Having reported an unexpected rise in number of registered COVID-19 cases in Port Sudan, the local health officials suspect that the rise was caused by the delta variant.
According to Voice of America, the health authorities in Port Sudan have confirmed that 140 new cases of COVID-19 have been recorded over the past week.
The symptoms appearing in new cases appear to be slightly different from those previously identified in previous waves, which caused the health officials to suspect this new wave could be linked to the delta variant.
The VOA report mentioned that the health workers in the Red Sea state recorded “at least 60 COVID-19-related deaths in the past two months, about the same amount recorded during the entire six-month period of the first wave.”
Two weeks ago the director general of the state’s health sector, Zaafaran al-Zaki, spoke to AlTaghyeer after a hand grenade had exploded inside an athletic club in Port Sudan.
Zaafaran mentioned in her statements that the return of COVID-19 had left state officials worried that the many people seeking empty beds or isolation centers nearby would not be able to find any.

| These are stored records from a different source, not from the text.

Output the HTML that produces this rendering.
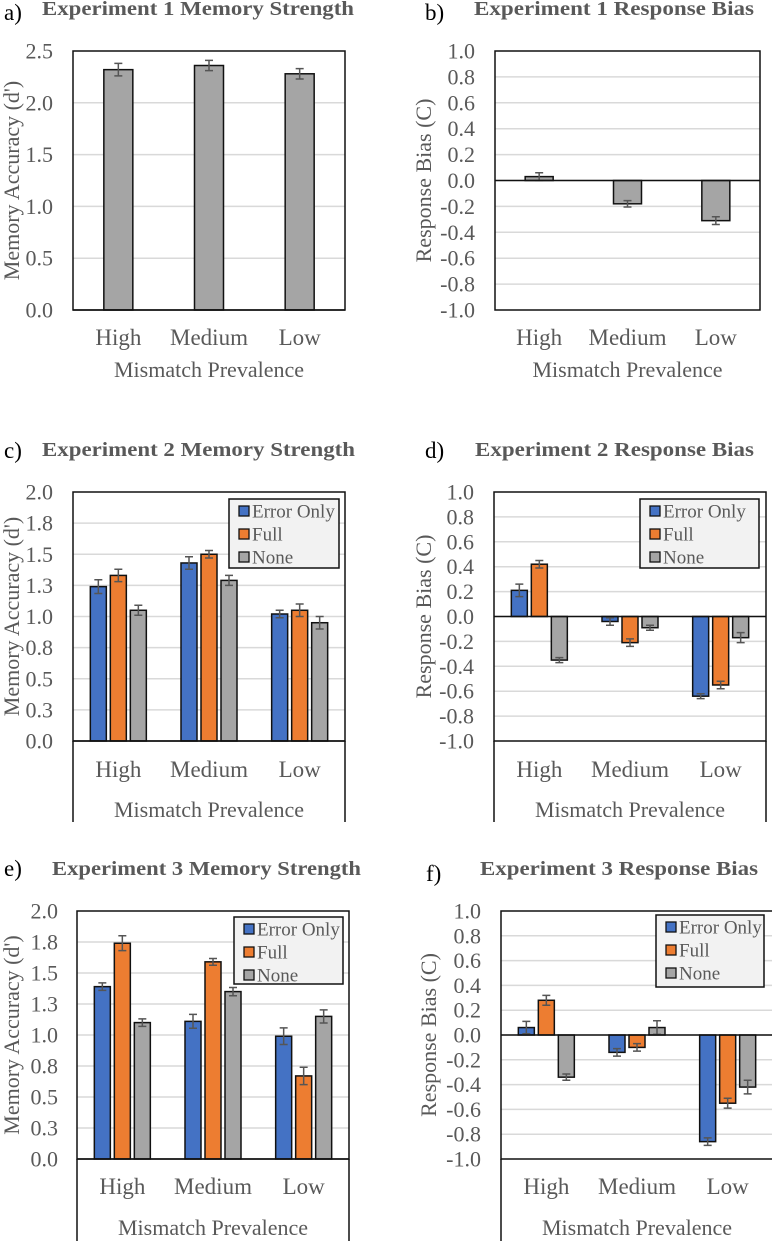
<!DOCTYPE html>
<html><head><meta charset="utf-8"><style>
html,body{margin:0;padding:0;background:#fff}
svg{display:block}
svg text{font-family:"Liberation Serif","Times New Roman",serif}
</style></head><body>
<svg id="fig" width="772" height="1241" viewBox="0 0 772 1241" xmlns="http://www.w3.org/2000/svg"></svg>
<script>
// ---- data ----
const categories = ["High", "Medium", "Low"];
const seriesNames = ["Error Only", "Full", "None"];
const e1Strength = [2.32, 2.36, 2.28];
const e1StrengthErr = [0.06, 0.05, 0.05];
const e1Bias = [0.03, -0.18, -0.31];
const e1BiasErr = [0.03, 0.025, 0.03];
const e2StrengthErrorOnly = [1.24, 1.43, 1.02];
const e2StrengthFull = [1.33, 1.50, 1.05];
const e2StrengthNone = [1.05, 1.29, 0.95];
const e2StrengthErrs = [[0.055, 0.05, 0.03], [0.05, 0.03, 0.05], [0.04, 0.04, 0.05]];
const e2BiasErrorOnly = [0.21, -0.04, -0.64];
const e2BiasFull = [0.42, -0.21, -0.55];
const e2BiasNone = [-0.35, -0.09, -0.17];
const e2BiasErrs = [[0.05, 0.03, 0.02], [0.03, 0.03, 0.03], [0.02, 0.02, 0.04]];
const e3StrengthErrorOnly = [1.39, 1.11, 0.99];
const e3StrengthFull = [1.74, 1.59, 0.67];
const e3StrengthNone = [1.10, 1.35, 1.15];
const e3StrengthErrs = [[0.03, 0.056, 0.067], [0.06, 0.027, 0.07], [0.03, 0.033, 0.053]];
const e3BiasErrorOnly = [0.06, -0.14, -0.86];
const e3BiasFull = [0.28, -0.10, -0.55];
const e3BiasNone = [-0.34, 0.06, -0.42];
const e3BiasErrs = [[0.05, 0.03, 0.03], [0.04, 0.03, 0.04], [0.025, 0.055, 0.055]];
const strengthTicks1 = ["0.0", "0.5", "1.0", "1.5", "2.0", "2.5"];
const strengthTicks2 = ["0.0", "0.3", "0.5", "0.8", "1.0", "1.3", "1.5", "1.8", "2.0"];
const biasTicks = ["-1.0", "-0.8", "-0.6", "-0.4", "-0.2", "0.0", "0.2", "0.4", "0.6", "0.8", "1.0"];

const COLORS = ["#4472C4", "#ED7D31", "#A5A5A5"];
const GRAY = "#595959";
const NS = "http://www.w3.org/2000/svg";
const svg = document.getElementById("fig");

function mk(tag, attrs, parent, text) {
  const el = document.createElementNS(NS, tag);
  for (const k in attrs) el.setAttribute(k, attrs[k]);
  if (text !== undefined) el.textContent = text;
  (parent || svg).appendChild(el);
  return el;
}

function panel(p) {
  const g = mk("g", {});
  
  
  const y = v => p.y1 - (v - p.min) / (p.max - p.min) * (p.y1 - p.y0);
  const lt = mk("text", {x: p.lx, y: p.lby, "font-size": 23, fill: "#000"}, g, p.letter);
  
  
  const tt = mk("text", {x: p.tx, y: p.tby, "font-size": 20, "font-weight": "bold", fill: GRAY, textLength: p.tw, lengthAdjust: "spacingAndGlyphs"}, g, p.title);
  
  
  const n = p.ticks.length;
  for (let i = 0; i < n; i++) {
    const v = p.min + (p.max - p.min) * i / (n - 1);
    const yy = y(v);
    if (i > 0 && i < n - 1) {
      const gl = mk("line", {x1: p.x0, x2: p.x1, y1: yy, y2: yy, stroke: "#d9d9d9", "stroke-width": 1.5}, g);
      
      
    }
    const tl = mk("text", {x: p.tickX, y: yy + 7.5, "font-size": 22, fill: GRAY, "text-anchor": "end"}, g, p.ticks[i]);
    
    
  }
  const yt = mk("text", {x: 0, y: 0, "font-size": 22, fill: GRAY, "text-anchor": "middle", transform: `translate(${p.ytx},${(p.y0 + p.y1) / 2}) rotate(-90)`}, g, p.ytitle);
  
  
  const gw = (p.x1 - p.x0) / categories.length;
  const zero = y(Math.max(0, p.min));
  p.series.forEach((vals, s) => {
    const ns = p.series.length;
    vals.forEach((v, c) => {
      const cx = p.x0 + gw * (c + 0.5) + (s - (ns - 1) / 2) * p.stride;
      const yv = y(v);
      const r = mk("rect", {x: cx - p.bw / 2, y: Math.min(yv, zero), width: p.bw, height: Math.abs(zero - yv), fill: p.colors[s], stroke: "#111", "stroke-width": 1.5}, g);
      
      
      const e = p.errs[s][c];
      const eg = mk("path", {d: `M${cx},${y(v + e)}V${y(v - e)}M${cx - 4},${y(v + e)}H${cx + 4}M${cx - 4},${y(v - e)}H${cx + 4}`, stroke: "#555", "stroke-width": 1.5, fill: "none"}, g);
      
      
    });
  });
  const fr = mk("rect", {x: p.x0, y: p.y0, width: p.x1 - p.x0, height: p.y1 - p.y0, fill: "none", stroke: "#111", "stroke-width": 1.5}, g);
  
  
  const zl = mk("line", {x1: p.x0, x2: p.x1, y1: zero, y2: zero, stroke: "#111", "stroke-width": 1.5}, g);
  
  
  if (p.outerBottom) {
    const ob = mk("path", {d: `M${p.x0},${p.y1}V${p.outerBottom}M${p.x1},${p.y1}V${p.outerBottom}`, stroke: "#111", "stroke-width": 1.5, fill: "none"}, g);
    
    
  }
  categories.forEach((c, i) => {
    const cl = mk("text", {x: p.x0 + gw * (i + 0.5), y: p.catY, "font-size": 23, fill: GRAY, "text-anchor": "middle"}, g, c);
    
    
  });
  const xt = mk("text", {x: (p.x0 + p.x1) / 2, y: p.xtY, "font-size": 22, fill: GRAY, "text-anchor": "middle"}, g, "Mismatch Prevalence");
  
  
  if (p.legend) {
    const L = p.legend;
    const lg = mk("g", {}, g);
    
    
    mk("rect", {x: L.x, y: L.y, width: L.w, height: L.h, fill: "#f2f2f2", stroke: "#111", "stroke-width": 1.5}, lg);
    seriesNames.forEach((s, i) => {
      const cy = L.y + 12 + i * 23;
      const en = mk("g", {}, lg);
      
      
      mk("rect", {x: L.x + 10, y: cy - 5, width: 10, height: 10, fill: COLORS[i], stroke: "#111", "stroke-width": 1.3}, en);
      mk("text", {x: L.x + 23, y: cy + 6.5, "font-size": 19, fill: GRAY}, en, s);
    });
  }
}

panel({name: "panel-a-exp1-strength", letter: "a)", lx: 4, lby: 20, title: "Experiment 1 Memory Strength", tx: 42, tby: 15, tw: 312,
  x0: 73, x1: 345, y0: 51, y1: 310, min: 0, max: 2.5, ticks: strengthTicks1, tickX: 53, ytx: 19, ytitle: "Memory Accuracy (d')",
  series: [e1Strength], errs: [e1StrengthErr], colors: [COLORS[2]], bw: 29, stride: 0, catY: 345, xtY: 377});
panel({name: "panel-b-exp1-bias", letter: "b)", lx: 425, lby: 20, title: "Experiment 1 Response Bias", tx: 474, tby: 15, tw: 280,
  x0: 495, x1: 760, y0: 51, y1: 310, min: -1, max: 1, ticks: biasTicks, tickX: 475, ytx: 431, ytitle: "Response Bias (C)",
  series: [e1Bias], errs: [e1BiasErr], colors: [COLORS[2]], bw: 28, stride: 0, catY: 345, xtY: 377});
panel({name: "panel-c-exp2-strength", letter: "c)", lx: 4, lby: 458, title: "Experiment 2 Memory Strength", tx: 42, tby: 456, tw: 313,
  x0: 73, x1: 345, y0: 492, y1: 741, min: 0, max: 2, ticks: strengthTicks2, tickX: 53, ytx: 19, ytitle: "Memory Accuracy (d')",
  series: [e2StrengthErrorOnly, e2StrengthFull, e2StrengthNone], errs: e2StrengthErrs, colors: COLORS, bw: 16, stride: 20,
  catY: 777, xtY: 817, outerBottom: 822, legend: {x: 229, y: 499, w: 110, h: 69}});
panel({name: "panel-d-exp2-bias", letter: "d)", lx: 425, lby: 458, title: "Experiment 2 Response Bias", tx: 475, tby: 456, tw: 279,
  x0: 494, x1: 766, y0: 492, y1: 741, min: -1, max: 1, ticks: biasTicks, tickX: 474, ytx: 431, ytitle: "Response Bias (C)",
  series: [e2BiasErrorOnly, e2BiasFull, e2BiasNone], errs: e2BiasErrs, colors: COLORS, bw: 16, stride: 20,
  catY: 777, xtY: 817, outerBottom: 822, legend: {x: 640, y: 499, w: 119, h: 69}});
panel({name: "panel-e-exp3-strength", letter: "e)", lx: 4, lby: 876, title: "Experiment 3 Memory Strength", tx: 52, tby: 875, tw: 309,
  x0: 77, x1: 349, y0: 911, y1: 1159, min: 0, max: 2, ticks: strengthTicks2, tickX: 58, ytx: 19, ytitle: "Memory Accuracy (d')",
  series: [e3StrengthErrorOnly, e3StrengthFull, e3StrengthNone], errs: e3StrengthErrs, colors: COLORS, bw: 16, stride: 20,
  catY: 1194, xtY: 1235, outerBottom: 1241, legend: {x: 234, y: 917, w: 109, h: 67}});
panel({name: "panel-f-exp3-bias", letter: "f)", lx: 426, lby: 881, title: "Experiment 3 Response Bias", tx: 480, tby: 875, tw: 278,
  x0: 501, x1: 773, y0: 911, y1: 1159, min: -1, max: 1, ticks: biasTicks, tickX: 481, ytx: 436, ytitle: "Response Bias (C)",
  series: [e3BiasErrorOnly, e3BiasFull, e3BiasNone], errs: e3BiasErrs, colors: COLORS, bw: 16, stride: 20,
  catY: 1194, xtY: 1235, outerBottom: 1241, legend: {x: 656, y: 915, w: 108, h: 72}});
</script>
</body></html>
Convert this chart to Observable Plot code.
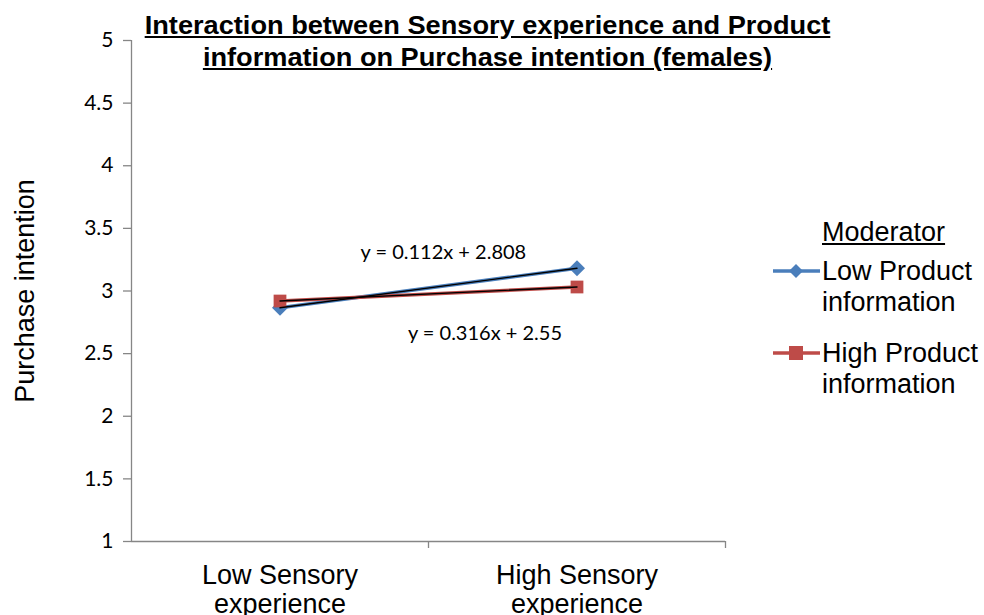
<!DOCTYPE html>
<html><head><meta charset="utf-8">
<script src="https://cdn.jsdelivr.net/npm/d3@7"></script>
<script src="https://cdn.jsdelivr.net/npm/@observablehq/plot@0.6"></script>
<style>
body{margin:0;background:#fff;}
#wrap{position:relative;width:984px;height:615px;overflow:hidden;background:#fff}
#title{position:absolute;left:0;top:9px;width:975px;text-align:center;font-family:"Liberation Sans",Arial,sans-serif;font-weight:bold;font-size:25px;line-height:32px;text-decoration:underline;color:#000;z-index:2;transform:scaleX(1.087);transform-origin:487.5px 0}
#legend{position:absolute;left:772px;top:217px;font-family:"Liberation Sans",Arial,sans-serif;font-size:27px;color:#000;z-index:2}
#legend .head{margin-left:50px;text-decoration:underline;line-height:31px;}
#legend .item{display:flex;align-items:flex-start;line-height:31px;}
#legend .item.first{margin-top:8px}
#legend .item.second{margin-top:20px}
#legend svg{flex:none;margin-top:4px}
</style></head><body><div id="wrap"><div id="title"></div><div id="legend"></div></div>
<script>
const titleLines = ["Interaction between Sensory experience and Product", "information on Purchase intention (females)"];
const categories = ["Low Sensory\nexperience", "High Sensory\nexperience"];
const seriesNames = ["Low Product information", "High Product information"];
const seriesLegendText = ["Low Product\ninformation", "High Product\ninformation"];
const lowProduct = [2.866, 3.182];
const highProduct = [2.92, 3.032];
const yTicks = [1, 1.5, 2, 2.5, 3, 3.5, 4, 4.5, 5];
const eqText = ["y = 0.112x + 2.808", "y = 0.316x + 2.55"];
const eqSlope = [0.112, 0.316];
const eqIntercept = [2.808, 2.55];
const legendTitle = "Moderator";
const yLabel = "Purchase intention";

const colors = ["#4a7ebb", "#be4b48"];
const symbols = ["diamond2", "square"];

const rows = [];
[lowProduct, highProduct].forEach((vals, s) => vals.forEach((v, i) => rows.push({series: seriesNames[s], x: i + 1, y: v})));
const trend = [];
eqSlope.forEach((m, s) => [1, 2].forEach(x => trend.push({eq: s, x, y: m * x + eqIntercept[s]})));
const bounds = d3.range(categories.length + 1).map(i => i + 0.5);

const axisColor = "#868686";
const chart = Plot.plot({
  width: 984, height: 615,
  marginLeft: 131, marginRight: 259, marginTop: 40, marginBottom: 74,
  style: {fontFamily: "Lato, 'Open Sans', sans-serif", background: "transparent"},
  x: {type: "linear", domain: [0.5, categories.length + 0.5]},
  y: {domain: [1, 5]},
  color: {domain: seriesNames, range: colors},
  symbol: {domain: seriesNames, range: symbols},
  marks: [
    Plot.ruleX([0.5], {stroke: axisColor, strokeWidth: 1.3}),
    Plot.ruleY([1], {stroke: axisColor, strokeWidth: 1.3}),
    Plot.axisY({ticks: yTicks, tickSize: 8, tickPadding: 10, fontSize: 21, tickFormat: d => String(d), label: null, stroke: axisColor, strokeWidth: 1.3, fill: "#000", strokeOpacity: 1}),
    Plot.axisX({ticks: bounds.slice(1), tickSize: 7, tickFormat: () => "", stroke: axisColor, strokeWidth: 1.3, strokeOpacity: 1, label: null}),
    Plot.text(categories, {x: (d, i) => i + 1, y: [1, 1], text: d => d, dy: 48, fontSize: 27, lineHeight: 1.08, fontFamily: "'Liberation Sans', Arial, sans-serif", fill: "#000"}),
    Plot.text([yLabel], {x: [0.5], y: [3], text: d => d, rotate: -90, dx: -106, fontSize: 27, fontFamily: "'Liberation Sans', Arial, sans-serif", fill: "#000"}),
    Plot.line(rows, {x: "x", y: "y", z: "series", stroke: "series", strokeWidth: 3.5}),
    Plot.dot(rows, {x: "x", y: "y", symbol: "series", fill: "series", stroke: null, r: 7.2}),
    Plot.line(trend, {x: "x", y: "y", z: "eq", stroke: "#000", strokeWidth: 1.4}),
    Plot.text([eqText[0]], {x: [1.55], y: [eqSlope[0] * 1.55 + eqIntercept[0]], text: d => d, dy: -41, fontSize: 20, fill: "#000"}),
    Plot.text([eqText[1]], {x: [1.69], y: [eqSlope[1] * 1.69 + eqIntercept[1]], text: d => d, dy: 53, fontSize: 20, fill: "#000"})
  ]
});
document.getElementById("wrap").appendChild(chart);
chart.style.position = "absolute"; chart.style.left = "0"; chart.style.top = "0";

document.getElementById("title").innerHTML = titleLines.join("<br>");
const lg = document.getElementById("legend");
lg.innerHTML = `<div class="head">${legendTitle}</div>` + seriesLegendText.map((t, i) => {
  const mk = i === 0
    ? `<path d="M24,4 L31,11 L24,18 L17,11 Z" fill="${colors[i]}"/>`
    : `<rect x="17" y="4" width="14" height="14" fill="${colors[i]}"/>`;
  return `<div class="item ${i === 0 ? "first" : "second"}"><svg width="50" height="22"><line x1="1" x2="48" y1="11" y2="11" stroke="${colors[i]}" stroke-width="3.5"/>${mk}</svg><div>${t.replace("\n", "<br>")}</div></div>`;
}).join("");
</script>
</body></html>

The Minister of Health in charge had complained about the acute shortage of anesthetics for operations, and further explained that the red Sea state was suffering from a shortage of medical personnel.
Last June, the Khartoum state authorities had confirmed that the number of daily COVID-19 cases reported had been in decline.
The Federal Health Ministry in Sudan had reported earlier this month that nearly a million people were vaccinated nationwide, and revealed plans to import 4 million doses of Johnson & Johnson’s vaccine.